New York Will Become Early Voting State For First Time

Voting in New York will be a little easier this fall.

New York Gov. Andrew Cuomo signing the bill.
New York Gov. Andrew Cuomo signing the bill. Photo Credit: New York Gov. Andrew Cuomo
New York City - January 24, 2019 Photo Credit: NYGovCuomo

New York Gov. Andrew Cuomo signed a bill into law on Thursday that will allow up to eight days of early voting before an election. The new legislation also will synchronize federal and state primary elections, allow voter preregistration for teenagers, provide voter registration portability within the state, and close the “LLC loophole.”

“At a time when the federal government is doing everything it can to disenfranchise voters, we are breaking down the barriers that have discouraged too many generations of New Yorkers from exercising their right to vote," Cuomo said on Thursday. 

According to Cuomo, enacting early voting will make voting more convenient for voters whose professional or family obligations make it difficult to physically get to the polls, as well as reduce waiting times and ease logistical burdens for poll workers. The legislation will also allow 16 and 17-year-olds to pre-register to vote, which would automatically be registered on their 18th birthday when they are eligible to vote.

"I'm proud to sign into law these important voting reforms that are part of our first 100-day Justice Agenda but this is only the beginning,” Cuomo added. “We are going to finish the job and enact additional reforms in this year's budget including automatic registration and extending upstate voting hours to once and for all make it easier for New Yorkers to make their voices heard at the ballot box.”

The bill also limits political spending by an LLC to a total of $5,000 annually, the same as corporations and allows voters to not have to re-register to vote if they change counties.

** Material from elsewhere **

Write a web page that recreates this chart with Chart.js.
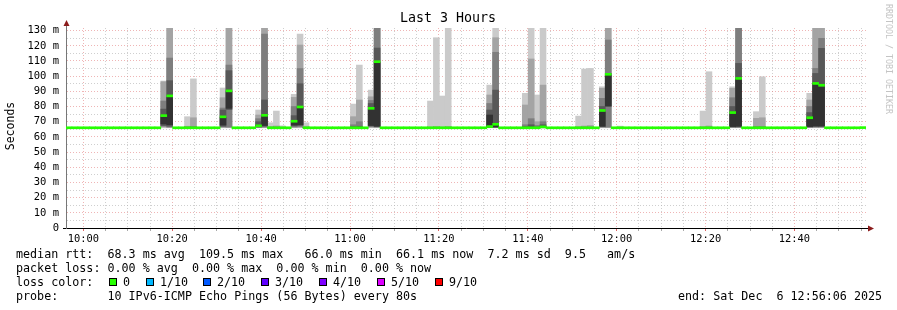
<!DOCTYPE html>
<html>
<head>
<meta charset="utf-8">
<script src="https://cdn.jsdelivr.net/npm/chart.js@4.4.1/dist/chart.umd.min.js"></script>
<style>
  body { margin: 0; background: #fff; }
  #wrap { position: relative; width: 897px; height: 310px; background: #fff; }
  #chart_rtt { position: absolute; left: 0; top: 0; }
  .leg { position: absolute; left: 16px; font: 11.7px 'DejaVu Sans Mono', monospace; line-height: 14px; white-space: pre; color: #000; }
  .box { position: absolute; top: 278px; width: 6px; height: 6px; border: 1px solid #000; }
</style>
</head>
<body>
<div id="wrap">
  <canvas id="chart_rtt" width="897" height="310"></canvas>
  <div class="leg" style="top:247px">median rtt:  68.3 ms avg  109.5 ms max   66.0 ms min  66.1 ms now  7.2 ms sd  9.5   am/s</div>
  <div class="leg" style="top:261px">packet loss: 0.00 % avg  0.00 % max  0.00 % min  0.00 % now</div>
  <div class="leg" style="top:275px">loss color:</div>
  <div id="loss_legend"></div>
  <div class="leg" style="top:289px">probe:       10 IPv6-ICMP Echo Pings (56 Bytes) every 80s</div>
  <div class="leg" style="top:289px; left:678px">end: Sat Dec  6 12:56:06 2025</div>
</div>
<script>
// time axis: minutes relative to 10:00, one step = one probe round (80 s)
const startMinute = -3.9;          // 09:56:06
const stepMinutes = 80 / 60;

// median rtt per step (ms), 135 steps
const medianRtt = [
    66.0, 66.0, 66.0, 66.0, 66.0, 66.0, 66.0, 66.0, 66.0, 66.0, 66.0, 66.0, 66.0, 66.0, 66.0,
    66.0, 74.0, 87.0, 66.0, 66.0, 66.0, 66.0, 66.0, 66.0, 66.0, 66.0, 73.2, 90.3, 66.0, 66.0,
    66.0, 66.0, 67.3, 74.2, 66.0, 66.0, 66.0, 66.0, 70.3, 79.7, 66.0, 66.0, 66.0, 66.0, 66.0,
    66.0, 66.0, 66.0, 66.0, 66.0, 66.0, 78.8, 109.5, 66.0, 66.0, 66.0, 66.0, 66.0, 66.0, 66.0,
    66.0, 66.0, 66.0, 66.0, 66.0, 66.0, 66.0, 66.0, 66.0, 66.0, 66.0, 66.8, 68.3, 66.0, 66.0,
    66.0, 66.0, 66.0, 66.0, 66.0, 66.6, 66.0, 66.0, 66.0, 66.0, 66.0, 66.0, 66.0, 66.0, 66.0,
    77.4, 101.2, 66.0, 66.0, 66.0, 66.0, 66.0, 66.0, 66.0, 66.0, 66.0, 66.0, 66.0, 66.0, 66.0,
    66.0, 66.0, 66.0, 66.0, 66.0, 66.0, 66.0, 76.0, 98.5, 66.0, 66.0, 66.0, 66.0, 66.0, 66.0,
    66.0, 66.0, 66.0, 66.0, 66.0, 72.6, 95.2, 94.0, 66.0, 66.0, 66.0, 66.0, 66.0, 66.0, 66.1
];

// steps where the 10 pings spread out, with their sorted values (ms)
const smokeSteps = [16, 17, 20, 21, 26, 27, 32, 33, 34, 35, 36, 38, 39, 40, 48, 49, 51, 52,
    61, 62, 63, 64, 71, 72, 77, 78, 79, 80, 86, 87, 88, 90, 91, 93, 107, 108, 112, 113, 116, 117,
    125, 126, 127];
const smokePings = [
    [66.0, 66.5, 67.0, 67.5, 68.5, 73.0, 78.3, 83.6, 96.3, 96.8],
    [66.0, 66.2, 66.5, 67.0, 68.0, 86.0, 97.0, 111.9, 140.0, 145.0],
    [66.0, 66.0, 66.0, 66.0, 66.0, 66.1, 66.2, 66.5, 67.0, 73.3],
    [66.0, 66.0, 66.0, 66.0, 66.0, 66.1, 66.3, 66.8, 72.6, 98.2],
    [66.0, 66.3, 66.6, 67.0, 67.8, 72.8, 77.7, 79.0, 85.8, 92.2],
    [66.0, 66.2, 66.5, 78.0, 78.8, 89.7, 103.6, 107.3, 140.0, 145.0],
    [66.0, 66.1, 66.3, 66.6, 66.9, 67.6, 70.0, 72.0, 74.4, 77.7],
    [66.0, 66.2, 66.5, 67.0, 67.5, 73.8, 84.3, 127.7, 138.0, 142.0],
    [66.0, 66.0, 66.0, 66.0, 66.0, 66.1, 66.2, 66.4, 66.8, 69.3],
    [66.0, 66.0, 66.0, 66.0, 66.0, 66.1, 66.2, 66.5, 67.2, 77.0],
    [66.0, 66.0, 66.0, 66.0, 66.0, 66.0, 66.1, 66.2, 66.4, 67.3],
    [66.0, 66.2, 66.6, 67.2, 67.8, 70.8, 74.0, 80.0, 86.0, 88.0],
    [66.0, 66.3, 66.8, 67.5, 68.0, 79.2, 95.0, 105.0, 120.5, 127.7],
    [66.0, 66.0, 66.0, 66.0, 66.0, 66.0, 66.1, 66.3, 67.0, 69.3],
    [66.0, 66.0, 66.0, 66.0, 66.0, 66.2, 66.8, 68.0, 73.3, 81.6],
    [66.0, 66.0, 66.0, 66.0, 66.0, 66.3, 67.0, 70.0, 84.3, 107.3],
    [66.0, 66.3, 66.8, 67.2, 67.5, 78.3, 82.0, 84.0, 86.4, 90.8],
    [66.0, 66.2, 66.5, 66.8, 67.0, 109.0, 118.5, 135.0, 140.0, 145.0],
    [66.0, 66.0, 66.0, 66.0, 66.0, 66.0, 66.1, 66.2, 66.5, 83.6],
    [66.0, 66.0, 66.0, 66.0, 66.0, 66.1, 66.2, 66.4, 66.8, 125.3],
    [66.0, 66.0, 66.0, 66.0, 66.0, 66.0, 66.1, 66.2, 66.5, 86.9],
    [66.0, 66.0, 66.0, 66.0, 66.0, 66.1, 66.2, 66.4, 66.8, 140.0],
    [66.0, 66.1, 66.2, 66.4, 66.6, 74.4, 77.7, 82.0, 87.6, 94.1],
    [66.0, 66.1, 66.2, 66.4, 66.6, 68.8, 90.8, 115.7, 125.3, 140.0],
    [66.0, 66.0, 66.0, 66.0, 66.0, 66.2, 66.8, 68.0, 81.0, 88.7],
    [66.0, 66.0, 66.0, 66.0, 66.2, 66.5, 68.0, 72.0, 111.3, 138.0],
    [66.0, 66.0, 66.0, 66.0, 66.0, 66.2, 66.5, 67.5, 70.0, 87.6],
    [66.0, 66.0, 66.0, 66.2, 66.5, 67.0, 68.0, 70.0, 94.1, 140.0],
    [66.0, 66.0, 66.0, 66.0, 66.0, 66.0, 66.1, 66.3, 66.8, 73.7],
    [66.0, 66.0, 66.0, 66.0, 66.0, 66.1, 66.2, 66.5, 67.2, 104.7],
    [66.0, 66.0, 66.0, 66.0, 66.0, 66.1, 66.2, 66.5, 67.5, 105.1],
    [66.0, 66.2, 66.5, 66.8, 67.0, 76.5, 80.0, 85.4, 92.0, 93.0],
    [66.0, 66.2, 66.5, 80.2, 80.3, 100.5, 101.8, 123.8, 138.0, 142.0],
    [66.0, 66.0, 66.0, 66.0, 66.0, 66.0, 66.1, 66.2, 66.4, 67.1],
    [66.0, 66.0, 66.0, 66.0, 66.0, 66.0, 66.1, 66.3, 66.8, 77.0],
    [66.0, 66.0, 66.0, 66.0, 66.0, 66.1, 66.2, 66.5, 67.2, 102.9],
    [66.0, 66.2, 66.4, 66.6, 66.8, 75.2, 80.0, 85.8, 92.0, 93.0],
    [66.0, 66.2, 66.4, 66.6, 67.0, 97.9, 108.4, 135.0, 138.0, 142.0],
    [66.0, 66.0, 66.0, 66.0, 66.0, 66.1, 66.3, 66.8, 72.2, 76.6],
    [66.0, 66.0, 66.0, 66.0, 66.0, 66.1, 66.3, 66.8, 72.6, 99.6],
    [66.0, 66.2, 66.4, 66.6, 66.8, 72.3, 76.0, 80.0, 84.3, 88.7],
    [66.0, 66.2, 66.5, 66.8, 67.2, 95.0, 101.8, 105.1, 136.0, 140.0],
    [66.0, 66.2, 66.5, 66.8, 67.2, 93.0, 118.3, 124.9, 136.0, 140.0]
];

// ticks
const yTickValues = [0, 5, 10, 15, 20, 25, 30, 35, 40, 45, 50, 55, 60, 65, 70, 75, 80, 85, 90, 95, 100, 105, 110, 115, 120, 125, 130];
const xTickMinutes = [0, 5, 10, 15, 20, 25, 30, 35, 40, 45, 50, 55, 60, 65, 70, 75, 80, 85, 90,
    95, 100, 105, 110, 115, 120, 125, 130, 135, 140, 145, 150, 155, 160, 165, 170, 175];

// legend
const lossLabels = ['0', '1/10', '2/10', '3/10', '4/10', '5/10', '9/10'];
const lossColors = ['#26ff00', '#00b8ff', '#0059ff', '#5e00ff', '#7e00ff', '#dd00ff', '#ff0000'];
const lossBoxX = [109, 146, 203, 261, 319, 377, 435];

const smokeColors = ['#cacaca', '#a4a4a4', '#7e7e7e', '#585858', '#323232'];
const gridColor = 'rgba(175,175,175,0.6)';
const mgridColor = 'rgba(225,120,120,0.55)';
const monoFont = "'DejaVu Sans Mono', monospace";

function stepCenter(k) {
    return startMinute + (k + 0.5) * stepMinutes;
}

function timeLabel(v) {
    const h = 10 + Math.floor(v / 60);
    const m = v % 60;
    return h + ':' + (m < 10 ? '0' : '') + m;
}

const lossLegend = document.getElementById('loss_legend');
lossLabels.forEach((label, i) => {
    const box = document.createElement('div');
    box.className = 'box';
    box.style.left = lossBoxX[i] + 'px';
    box.style.background = lossColors[i];
    lossLegend.appendChild(box);
    const txt = document.createElement('div');
    txt.className = 'leg';
    txt.style.top = '275px';
    txt.style.left = (lossBoxX[i] + 14) + 'px';
    txt.textContent = label;
    lossLegend.appendChild(txt);
});

const datasets = [];
datasets.push({
    label: 'median rtt',
    order: 0,
    backgroundColor: lossColors[0],
    data: medianRtt.map((m, k) => ({ x: stepCenter(k), y: [m - 0.66, m + 0.66] }))
});
smokeColors.forEach((color, i) => {
    datasets.push({
        label: 'smoke ' + i,
        order: 5 - i,
        backgroundColor: color,
        data: smokeSteps.map((k, j) => ({ x: stepCenter(k), y: [smokePings[j][i], smokePings[j][9 - i]] }))
    });
});

const extras = {
    id: 'extras',
    afterDraw(chart) {
        const ctx = chart.ctx;
        const a = chart.chartArea;
        ctx.save();
        ctx.fillStyle = '#000';
        ctx.font = '13.3px ' + monoFont;
        ctx.textAlign = 'center';
        ctx.textBaseline = 'middle';
        ctx.fillText('Last 3 Hours', 448, 19);

        ctx.font = '11.5px ' + monoFont;
        ctx.translate(11, 126);
        ctx.rotate(-Math.PI / 2);
        ctx.fillText('Seconds', 0, 0);
        ctx.restore();

        ctx.save();
        ctx.fillStyle = '#c4c4c4';
        ctx.font = '8.3px ' + monoFont;
        ctx.textAlign = 'center';
        ctx.textBaseline = 'middle';
        ctx.translate(888, 59);
        ctx.rotate(Math.PI / 2);
        ctx.fillText('RRDTOOL / TOBI OETIKER', 0, 0);
        ctx.restore();

        // axis extensions and arrows
        ctx.save();
        ctx.strokeStyle = '#777';
        ctx.lineWidth = 1;
        ctx.beginPath();
        ctx.moveTo(a.left + 0.5, a.top);
        ctx.lineTo(a.left + 0.5, a.top - 3);
        ctx.stroke();
        ctx.strokeStyle = '#000';
        ctx.beginPath();
        ctx.moveTo(a.right, a.bottom + 0.5);
        ctx.lineTo(a.right + 3, a.bottom + 0.5);
        ctx.stroke();
        ctx.fillStyle = '#8b1c1c';
        ctx.beginPath();
        ctx.moveTo(a.left + 0.5, a.top - 8);
        ctx.lineTo(a.left - 2.5, a.top - 2);
        ctx.lineTo(a.left + 3.5, a.top - 2);
        ctx.closePath();
        ctx.fill();
        ctx.beginPath();
        ctx.moveTo(a.right + 8, a.bottom + 0.5);
        ctx.lineTo(a.right + 2, a.bottom - 2.5);
        ctx.lineTo(a.right + 2, a.bottom + 3.5);
        ctx.closePath();
        ctx.fill();
        ctx.restore();
    }
};

document.chartRtt = new Chart(document.getElementById('chart_rtt'), {
    type: 'bar',
    data: { datasets: datasets },
    options: {
        responsive: false,
        animation: false,
        events: [],
        layout: { padding: { top: 28, right: 31, bottom: 0, left: 0 } },
        datasets: {
            bar: { grouped: false, barPercentage: 1, categoryPercentage: 1, borderWidth: 0 }
        },
        scales: {
            x: {
                type: 'linear',
                offset: false,
                min: startMinute,
                max: startMinute + 135 * stepMinutes,
                z: 1,
                afterFit: s => { s.height = 82; },
                afterBuildTicks: s => { s.ticks = xTickMinutes.map(v => ({ value: v })); },
                ticks: {
                    autoSkip: false,
                    maxRotation: 0,
                    padding: 2,
                    color: '#000',
                    font: { family: monoFont, size: 10.4 },
                    callback: v => (v % 20 === 0 ? timeLabel(v) : '')
                },
                grid: {
                    offset: false,
                    color: c => (c.tick && c.tick.value % 20 === 0 ? mgridColor : gridColor),
                    tickColor: c => (c.tick && c.tick.value % 20 === 0 ? '#d66' : '#aaa'),
                    tickLength: 3
                },
                border: { color: '#000', dash: [1, 2] }
            },
            y: {
                min: 0,
                max: 131.7,
                z: 1,
                afterFit: s => { s.width = 66; },
                afterBuildTicks: s => { s.ticks = yTickValues.map(v => ({ value: v })); },
                ticks: {
                    autoSkip: false,
                    padding: 4,
                    color: '#000',
                    font: { family: monoFont, size: 10.5 },
                    callback: v => (v === 0 ? '0' : (v % 10 === 0 ? v + ' m' : ''))
                },
                grid: {
                    color: c => (c.tick && c.tick.value % 10 === 0 ? mgridColor : gridColor),
                    tickColor: c => (c.tick && c.tick.value === 0 ? '#000' : 'rgba(0,0,0,0)'),
                    tickLength: 3
                },
                border: { color: '#777', dash: [1, 2] }
            }
        },
        plugins: {
            legend: { display: false },
            tooltip: { enabled: false }
        }
    },
    plugins: [extras]
});
</script>
</body>
</html>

"For years, the Assembly Majority has worked to make it easier for voters to cast their ballots, and while New York has prided itself on being a progressive leader, our antiquated election laws have lagged behind,” Assembly Speaker Carl Heastie said. “It was a pleasure to work with our partners in the Senate Majority to get real reforms - expanding access to the democratic process and bringing more transparency to our campaign finance laws. I look forward to continuing our work together to move New York State forward."

Senate Majority Leader Andrea Stewart-Cousins added, "Government should be about breaking down barriers. We need more voices in our democracy, not fewer. Easing access to voting and having New Yorkers exercise their Constitutional right to have their voices heard shouldn't be partisan or controversial. Other states have taken the lead on issues like early voting, same-day registration, pre-registration, and no-excuse absentee voting. It is time for New York State to catch up, so we can once again lead the way forward."